SHORT EXERCISE: Using the data below, output the first line and every line after it up to and including the line containing "const tipDepth = 9;", exactly as written and with nothing added.

BEGIN SUPPLIED MATERIAL

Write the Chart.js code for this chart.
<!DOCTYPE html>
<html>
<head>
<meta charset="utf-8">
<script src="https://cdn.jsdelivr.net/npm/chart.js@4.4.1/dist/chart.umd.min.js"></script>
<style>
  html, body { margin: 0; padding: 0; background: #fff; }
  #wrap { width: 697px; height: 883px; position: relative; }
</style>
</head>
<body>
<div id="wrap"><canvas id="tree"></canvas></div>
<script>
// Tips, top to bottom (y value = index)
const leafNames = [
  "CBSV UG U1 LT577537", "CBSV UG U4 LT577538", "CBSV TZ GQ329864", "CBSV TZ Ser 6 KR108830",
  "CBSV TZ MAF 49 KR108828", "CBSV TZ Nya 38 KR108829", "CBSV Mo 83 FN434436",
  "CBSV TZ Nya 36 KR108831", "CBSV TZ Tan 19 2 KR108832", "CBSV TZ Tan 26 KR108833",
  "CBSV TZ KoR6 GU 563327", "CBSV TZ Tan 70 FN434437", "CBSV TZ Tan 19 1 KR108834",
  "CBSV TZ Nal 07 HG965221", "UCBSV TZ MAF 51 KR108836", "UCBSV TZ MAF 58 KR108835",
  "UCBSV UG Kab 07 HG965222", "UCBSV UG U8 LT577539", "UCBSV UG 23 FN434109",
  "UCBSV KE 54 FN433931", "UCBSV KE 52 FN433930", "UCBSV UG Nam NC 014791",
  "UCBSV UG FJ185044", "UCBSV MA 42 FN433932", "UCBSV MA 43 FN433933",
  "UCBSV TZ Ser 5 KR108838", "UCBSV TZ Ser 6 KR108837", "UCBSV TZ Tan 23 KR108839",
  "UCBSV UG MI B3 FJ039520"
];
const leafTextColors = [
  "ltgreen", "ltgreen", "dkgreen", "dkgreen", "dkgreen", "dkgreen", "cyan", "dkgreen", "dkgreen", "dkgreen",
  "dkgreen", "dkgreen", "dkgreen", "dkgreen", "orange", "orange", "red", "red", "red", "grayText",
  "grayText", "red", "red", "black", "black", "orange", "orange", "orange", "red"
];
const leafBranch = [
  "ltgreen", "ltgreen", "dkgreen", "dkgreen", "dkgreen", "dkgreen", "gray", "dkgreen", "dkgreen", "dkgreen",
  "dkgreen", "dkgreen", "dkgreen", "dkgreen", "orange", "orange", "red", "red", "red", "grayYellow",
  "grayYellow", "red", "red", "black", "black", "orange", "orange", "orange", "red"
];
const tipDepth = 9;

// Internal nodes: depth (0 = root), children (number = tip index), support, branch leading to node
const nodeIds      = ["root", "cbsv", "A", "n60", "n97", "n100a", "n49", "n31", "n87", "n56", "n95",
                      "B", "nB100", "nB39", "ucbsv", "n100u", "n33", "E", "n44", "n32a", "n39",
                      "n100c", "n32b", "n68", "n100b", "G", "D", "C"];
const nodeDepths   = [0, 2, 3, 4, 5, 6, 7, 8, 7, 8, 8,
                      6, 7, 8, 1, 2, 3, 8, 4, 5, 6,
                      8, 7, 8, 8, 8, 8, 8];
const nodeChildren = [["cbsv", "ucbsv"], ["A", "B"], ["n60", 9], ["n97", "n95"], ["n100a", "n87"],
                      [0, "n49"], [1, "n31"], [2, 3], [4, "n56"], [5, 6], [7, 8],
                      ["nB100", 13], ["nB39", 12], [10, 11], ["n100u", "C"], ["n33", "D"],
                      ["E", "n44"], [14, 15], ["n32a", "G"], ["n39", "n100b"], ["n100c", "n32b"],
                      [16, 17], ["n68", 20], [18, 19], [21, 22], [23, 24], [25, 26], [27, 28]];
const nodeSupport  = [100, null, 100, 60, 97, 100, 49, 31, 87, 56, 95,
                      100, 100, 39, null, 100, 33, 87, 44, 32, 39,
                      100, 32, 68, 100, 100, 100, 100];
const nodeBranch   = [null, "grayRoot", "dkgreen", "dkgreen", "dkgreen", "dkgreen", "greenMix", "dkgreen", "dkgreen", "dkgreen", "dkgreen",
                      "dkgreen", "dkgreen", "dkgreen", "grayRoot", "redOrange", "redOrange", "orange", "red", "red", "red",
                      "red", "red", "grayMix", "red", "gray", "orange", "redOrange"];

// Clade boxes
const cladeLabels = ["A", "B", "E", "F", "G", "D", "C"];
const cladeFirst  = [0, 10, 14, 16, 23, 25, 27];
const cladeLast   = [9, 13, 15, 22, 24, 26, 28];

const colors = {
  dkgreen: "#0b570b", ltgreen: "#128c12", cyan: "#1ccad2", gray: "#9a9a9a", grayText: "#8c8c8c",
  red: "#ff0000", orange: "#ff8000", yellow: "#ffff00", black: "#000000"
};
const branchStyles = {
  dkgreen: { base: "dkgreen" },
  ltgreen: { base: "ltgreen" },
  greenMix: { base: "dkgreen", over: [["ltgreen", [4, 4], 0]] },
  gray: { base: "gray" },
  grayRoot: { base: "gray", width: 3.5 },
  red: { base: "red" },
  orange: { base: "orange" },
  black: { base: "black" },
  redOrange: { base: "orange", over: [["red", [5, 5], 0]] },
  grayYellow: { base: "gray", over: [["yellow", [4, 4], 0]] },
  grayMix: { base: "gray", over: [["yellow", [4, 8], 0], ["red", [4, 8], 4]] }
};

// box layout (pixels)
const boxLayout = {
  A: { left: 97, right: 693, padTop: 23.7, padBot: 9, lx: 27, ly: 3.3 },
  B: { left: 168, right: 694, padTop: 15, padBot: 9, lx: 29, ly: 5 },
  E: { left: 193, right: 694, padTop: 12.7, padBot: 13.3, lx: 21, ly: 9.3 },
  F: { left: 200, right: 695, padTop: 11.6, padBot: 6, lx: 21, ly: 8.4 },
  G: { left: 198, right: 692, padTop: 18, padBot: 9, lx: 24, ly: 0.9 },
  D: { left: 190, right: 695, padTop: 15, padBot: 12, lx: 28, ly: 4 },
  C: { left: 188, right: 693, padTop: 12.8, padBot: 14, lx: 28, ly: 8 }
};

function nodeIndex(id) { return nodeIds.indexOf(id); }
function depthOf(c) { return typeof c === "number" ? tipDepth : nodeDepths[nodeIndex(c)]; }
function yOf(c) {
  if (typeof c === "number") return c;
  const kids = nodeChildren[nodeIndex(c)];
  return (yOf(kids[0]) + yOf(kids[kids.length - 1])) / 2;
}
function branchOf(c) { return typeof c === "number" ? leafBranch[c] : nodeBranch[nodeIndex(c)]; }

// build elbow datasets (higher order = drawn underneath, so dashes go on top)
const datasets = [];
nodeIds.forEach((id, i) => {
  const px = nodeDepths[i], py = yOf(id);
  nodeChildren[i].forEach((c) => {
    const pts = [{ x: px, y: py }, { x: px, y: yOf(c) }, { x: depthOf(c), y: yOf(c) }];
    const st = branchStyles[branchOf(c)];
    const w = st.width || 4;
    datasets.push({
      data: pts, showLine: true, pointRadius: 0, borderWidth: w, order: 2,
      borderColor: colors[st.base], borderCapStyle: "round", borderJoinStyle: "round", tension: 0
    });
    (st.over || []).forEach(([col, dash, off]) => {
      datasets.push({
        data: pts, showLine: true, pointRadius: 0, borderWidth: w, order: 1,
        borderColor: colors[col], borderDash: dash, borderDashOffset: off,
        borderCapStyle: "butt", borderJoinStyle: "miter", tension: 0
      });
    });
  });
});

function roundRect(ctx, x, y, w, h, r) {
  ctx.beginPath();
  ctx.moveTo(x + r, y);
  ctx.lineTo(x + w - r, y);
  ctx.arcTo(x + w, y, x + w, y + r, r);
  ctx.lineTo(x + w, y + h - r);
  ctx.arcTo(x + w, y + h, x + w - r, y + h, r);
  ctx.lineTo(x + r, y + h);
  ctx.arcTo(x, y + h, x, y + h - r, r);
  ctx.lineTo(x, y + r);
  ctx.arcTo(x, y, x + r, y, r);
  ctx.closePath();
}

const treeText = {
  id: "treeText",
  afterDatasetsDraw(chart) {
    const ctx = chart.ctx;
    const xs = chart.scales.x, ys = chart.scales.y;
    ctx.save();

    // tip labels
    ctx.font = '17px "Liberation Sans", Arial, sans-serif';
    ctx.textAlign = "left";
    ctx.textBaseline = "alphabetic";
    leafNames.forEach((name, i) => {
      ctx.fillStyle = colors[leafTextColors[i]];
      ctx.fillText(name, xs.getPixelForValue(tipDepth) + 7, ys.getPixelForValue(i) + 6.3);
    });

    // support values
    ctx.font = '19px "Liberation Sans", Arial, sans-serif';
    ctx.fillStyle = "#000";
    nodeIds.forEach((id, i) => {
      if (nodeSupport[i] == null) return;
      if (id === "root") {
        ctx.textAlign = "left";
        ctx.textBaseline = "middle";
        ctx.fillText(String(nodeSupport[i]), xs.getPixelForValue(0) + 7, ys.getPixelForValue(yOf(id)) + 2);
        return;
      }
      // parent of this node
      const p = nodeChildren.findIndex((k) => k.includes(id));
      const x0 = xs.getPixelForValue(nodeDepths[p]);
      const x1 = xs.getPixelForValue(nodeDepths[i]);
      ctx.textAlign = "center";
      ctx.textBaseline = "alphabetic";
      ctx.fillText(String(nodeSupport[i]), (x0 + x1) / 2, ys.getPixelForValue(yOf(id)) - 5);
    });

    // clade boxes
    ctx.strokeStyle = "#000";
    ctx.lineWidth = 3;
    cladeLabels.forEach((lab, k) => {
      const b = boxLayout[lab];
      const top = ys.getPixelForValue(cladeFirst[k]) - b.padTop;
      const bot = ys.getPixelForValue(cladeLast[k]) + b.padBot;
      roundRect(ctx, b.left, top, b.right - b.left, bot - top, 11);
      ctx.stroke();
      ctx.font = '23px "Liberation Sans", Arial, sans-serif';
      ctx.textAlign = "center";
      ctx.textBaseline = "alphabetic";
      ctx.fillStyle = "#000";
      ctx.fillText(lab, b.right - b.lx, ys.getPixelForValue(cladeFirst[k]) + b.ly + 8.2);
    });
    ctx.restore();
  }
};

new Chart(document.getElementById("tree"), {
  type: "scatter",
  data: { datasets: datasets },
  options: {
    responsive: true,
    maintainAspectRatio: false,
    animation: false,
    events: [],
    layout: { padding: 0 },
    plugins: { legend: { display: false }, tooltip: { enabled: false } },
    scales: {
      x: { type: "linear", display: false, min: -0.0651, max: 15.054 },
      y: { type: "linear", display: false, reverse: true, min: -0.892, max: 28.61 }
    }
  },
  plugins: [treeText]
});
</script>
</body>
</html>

END SUPPLIED MATERIAL

THE COMPLETED TASK:
Write the Chart.js code for this chart.
<!DOCTYPE html>
<html>
<head>
<meta charset="utf-8">
<script src="https://cdn.jsdelivr.net/npm/chart.js@4.4.1/dist/chart.umd.min.js"></script>
<style>
  html, body { margin: 0; padding: 0; background: #fff; }
  #wrap { width: 697px; height: 883px; position: relative; }
</style>
</head>
<body>
<div id="wrap"><canvas id="tree"></canvas></div>
<script>
// Tips, top to bottom (y value = index)
const leafNames = [
  "CBSV UG U1 LT577537", "CBSV UG U4 LT577538", "CBSV TZ GQ329864", "CBSV TZ Ser 6 KR108830",
  "CBSV TZ MAF 49 KR108828", "CBSV TZ Nya 38 KR108829", "CBSV Mo 83 FN434436",
  "CBSV TZ Nya 36 KR108831", "CBSV TZ Tan 19 2 KR108832", "CBSV TZ Tan 26 KR108833",
  "CBSV TZ KoR6 GU 563327", "CBSV TZ Tan 70 FN434437", "CBSV TZ Tan 19 1 KR108834",
  "CBSV TZ Nal 07 HG965221", "UCBSV TZ MAF 51 KR108836", "UCBSV TZ MAF 58 KR108835",
  "UCBSV UG Kab 07 HG965222", "UCBSV UG U8 LT577539", "UCBSV UG 23 FN434109",
  "UCBSV KE 54 FN433931", "UCBSV KE 52 FN433930", "UCBSV UG Nam NC 014791",
  "UCBSV UG FJ185044", "UCBSV MA 42 FN433932", "UCBSV MA 43 FN433933",
  "UCBSV TZ Ser 5 KR108838", "UCBSV TZ Ser 6 KR108837", "UCBSV TZ Tan 23 KR108839",
  "UCBSV UG MI B3 FJ039520"
];
const leafTextColors = [
  "ltgreen", "ltgreen", "dkgreen", "dkgreen", "dkgreen", "dkgreen", "cyan", "dkgreen", "dkgreen", "dkgreen",
  "dkgreen", "dkgreen", "dkgreen", "dkgreen", "orange", "orange", "red", "red", "red", "grayText",
  "grayText", "red", "red", "black", "black", "orange", "orange", "orange", "red"
];
const leafBranch = [
  "ltgreen", "ltgreen", "dkgreen", "dkgreen", "dkgreen", "dkgreen", "gray", "dkgreen", "dkgreen", "dkgreen",
  "dkgreen", "dkgreen", "dkgreen", "dkgreen", "orange", "orange", "red", "red", "red", "grayYellow",
  "grayYellow", "red", "red", "black", "black", "orange", "orange", "orange", "red"
];
const tipDepth = 9;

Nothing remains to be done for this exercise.